In the case of that 3.9pF 10MΩ Tektronix probe, the 3.9pF figure given
is the input capacitance (I checked the datasheet for it) as seen by the DUT
but there is a small range of input capacitances
for the scope input that the probe is capable of being properly compensated for. For high impedance probes the input capacitance of the scope
does need to match (within some range) the capabilities of the probe. (The TPP1000 data sheet does not state this range. That is unusual, it's a normal part of a probe specification.) The unspecified scope input capacitance will
not be that 3.9pF figure; it's likely to be on the close order of about 20pF.
For low impedance probes matching is not really an issue because generally "
as low a capacitance as possible" is the target and the issue of of HF and LF response balancing is less of a problem as the impedance seen by the probe input is both lower and flatter.

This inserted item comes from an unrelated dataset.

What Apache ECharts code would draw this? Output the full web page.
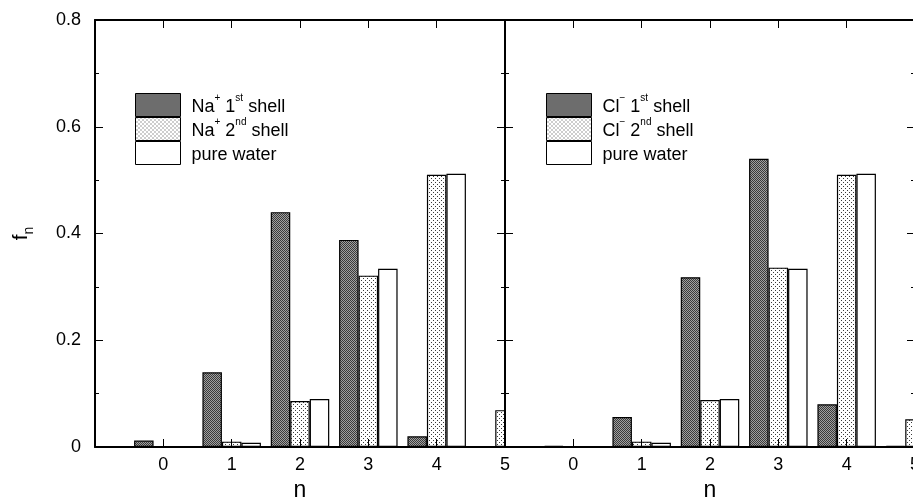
<!DOCTYPE html>
<html>
<head>
<meta charset="utf-8">
<script src="https://cdn.jsdelivr.net/npm/echarts@6/dist/echarts.min.js"></script>
<style>
  html, body { margin: 0; padding: 0; background: #fff; }
  #chart { width: 913px; height: 500px; }
</style>
</head>
<body>
<div id="chart"></div>
<script>
// n = -1 is only there so the axis starts at -1
const categories = ['-1', '0', '1', '2', '3', '4', '5'];
const naFirst   = [null, 0.012, 0.140, 0.440, 0.388, 0.020, 0];
const naSecond  = [null, 0, 0.010, 0.086, 0.321, 0.510, 0.069];
const pureWater = [null, 0, 0.008, 0.090, 0.334, 0.512, 0.060];
const clFirst   = [null, 0.002, 0.056, 0.318, 0.540, 0.080, 0.002];
const clSecond  = [null, 0, 0.010, 0.088, 0.336, 0.510, 0.052];

const naNames = ['Na+ 1st shell', 'Na+ 2nd shell', 'pure water'];
const clNames = ['Cl- 1st shell', 'Cl- 2nd shell', 'pure water'];
const legendText = {
  'Na+ 1st shell': '{t|Na}{s|+}{t| 1}{s|st}{t| shell}',
  'Na+ 2nd shell': '{t|Na}{s|+}{t| 2}{s|nd}{t| shell}',
  'Cl- 1st shell': '{t|Cl}{s|\u2212}{t| 1}{s|st}{t| shell}',
  'Cl- 2nd shell': '{t|Cl}{s|\u2212}{t| 2}{s|nd}{t| shell}',
  'pure water': '{t|pure water}'
};

const FONT = 'Liberation Sans, Arial, sans-serif';
const BAR_W = 19.5;

// fill patterns
function makePattern(size, bg, dots) {
  const c = document.createElement('canvas');
  c.width = size; c.height = size;
  const ctx = c.getContext('2d');
  ctx.fillStyle = bg;
  ctx.fillRect(0, 0, size, size);
  dots.forEach(d => {
    ctx.fillStyle = d[2];
    ctx.fillRect(d[0], d[1], 1, 1);
  });
  return { image: c, repeat: 'repeat' };
}
const darkFill = makePattern(2, '#a0a0a0', [[0, 0, '#3a3a3a'], [1, 1, '#3a3a3a']]);
const dotFill = makePattern(4, '#ffffff', [[1, 0, '#3a3a3a'], [3, 2, '#3a3a3a']]);
const whiteFill = '#ffffff';

const chart = echarts.init(document.getElementById('chart'));

const grids = [
  { left: 95, right: 408, top: 20, bottom: 53, outerBoundsMode: 'none' },
  { left: 505, right: -2, top: 20, bottom: 53, outerBoundsMode: 'none' }
];

const xAxes = [];
const yAxes = [];
[0, 1].forEach(g => {
  // bottom axis with labels
  xAxes.push({
    type: 'category', gridIndex: g, data: categories, boundaryGap: false,
    position: 'bottom', z: 10,
    name: 'n', nameLocation: 'middle', nameGap: 25,
    nameTextStyle: { fontFamily: FONT, fontSize: 23, color: '#000' },
    axisLine: { onZero: false, lineStyle: { color: '#000', width: 2 } },
    axisTick: { inside: true, length: 8, lineStyle: { color: '#000' } },
    axisLabel: {
      margin: 9, fontFamily: FONT, fontSize: 18, color: '#000',
      formatter: v => (v === '-1' ? '' : v)
    },
    splitLine: { show: false }
  });
  // top mirror axis
  xAxes.push({
    type: 'category', gridIndex: g, data: categories, boundaryGap: false,
    position: 'top', z: 10,
    axisLine: { onZero: false, lineStyle: { color: '#000', width: 2 } },
    axisTick: { inside: true, length: 8, lineStyle: { color: '#000' } },
    axisLabel: { show: false },
    splitLine: { show: false }
  });
  const yBase = {
    type: 'value', gridIndex: g, min: 0, max: 0.8, interval: 0.2, z: 10,
    axisLine: { show: true, onZero: false, lineStyle: { color: '#000', width: 2 } },
    axisTick: { show: true, inside: true, length: 8, lineStyle: { color: '#000' } },
    minorTick: { show: true, splitNumber: 2, length: 4, lineStyle: { color: '#000' } },
    splitLine: { show: false }
  };
  yAxes.push(Object.assign({}, yBase, {
    position: 'left',
    axisLabel: g === 0
      ? { margin: 14, fontFamily: FONT, fontSize: 18, color: '#000' }
      : { show: false },
    name: g === 0 ? '{f|f}{sub|n}' : '',
    nameLocation: 'middle', nameRotate: 90, nameGap: 63,
    nameTextStyle: {
      fontFamily: FONT, color: '#000',
      rich: {
        f: { fontFamily: FONT, fontSize: 21, color: '#000', verticalAlign: 'bottom', lineHeight: 24 },
        sub: { fontFamily: FONT, fontSize: 14, color: '#000', verticalAlign: 'bottom', lineHeight: 24, padding: [0, 0, -4, 0] }
      }
    }
  }));
  yAxes.push(Object.assign({}, yBase, {
    position: 'right',
    axisLabel: { show: false }
  }));
});

function barSeries(name, data, fill, xi, yi) {
  return {
    name: name, type: 'bar', data: data,
    xAxisIndex: xi, yAxisIndex: yi,
    barWidth: BAR_W, barGap: '0%', clip: true,
    itemStyle: { color: fill, borderColor: '#000', borderWidth: 1.2 },
    emphasis: { disabled: true }
  };
}

const series = [
  barSeries(naNames[0], naFirst, darkFill, 0, 0),
  barSeries(naNames[1], naSecond, dotFill, 0, 0),
  barSeries(naNames[2], pureWater, whiteFill, 0, 0),
  barSeries(clNames[0], clFirst, darkFill, 2, 2),
  barSeries(clNames[1], clSecond, dotFill, 2, 2),
  barSeries(clNames[2], pureWater, whiteFill, 2, 2)
];

function legendFor(names, left) {
  return {
    data: names, left: left, top: 93, orient: 'vertical', padding: 0,
    icon: 'rect', itemWidth: 45, itemHeight: 23, itemGap: 0,
    selectedMode: false,
    itemStyle: { borderColor: '#000', borderWidth: 1 },
    formatter: n => legendText[n],
    textStyle: {
      padding: [0, 0, 0, 6],
      rich: {
        t: { fontFamily: FONT, fontSize: 18, color: '#000', lineHeight: 23, verticalAlign: 'bottom' },
        s: { fontFamily: FONT, fontSize: 10, color: '#000', lineHeight: 23, verticalAlign: 'top' }
      }
    }
  };
}

const option = {
  animation: false,
  backgroundColor: '#fff',
  grid: grids,
  xAxis: xAxes,
  yAxis: yAxes,
  legend: [legendFor(naNames, 135), legendFor(clNames, 546)],
  series: series
};

chart.setOption(option);

// the left panel's last bars run past its right frame: mask the overflow
// (axes sit above this mask, so the shared frame and its ticks stay visible)
const xEdge = chart.convertToPixel({ xAxisIndex: 0 }, '5');
const xRightFirst = chart.convertToPixel({ xAxisIndex: 2 }, '0') - 1.5 * BAR_W;
const yTop = chart.convertToPixel({ yAxisIndex: 0 }, 0.8);
const yBottom = chart.convertToPixel({ yAxisIndex: 0 }, 0);
chart.setOption({
  graphic: [{
    type: 'rect', z: 5, silent: true,
    shape: { x: xEdge + 1, y: yTop + 1, width: xRightFirst - xEdge - 3, height: yBottom - yTop - 2 },
    style: { fill: '#fff' }
  }]
});
</script>
</body>
</html>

To get a flavour of this, let's look at the impedance curve for that TPP1000 10MΩ probe:
You can see that as we get to higher frequencies the input impedance is dominated by the reactance of that 3.9pF input capacitance. The reactance of 3.9pF at 100 MHz is 408Ω, and it is no coincidence that's the region that the probe impedance is in by the time we get to 100MHz. Now, for a probe with 50Ω resistive impedance the 400Ω in parallel to that has a fraction of the effect (about 44Ω total) compared to being in parallel with 10MΩ (calculated as 407Ω for completeness sake) - a reduction of 12% compared to a reduction of 99.996%.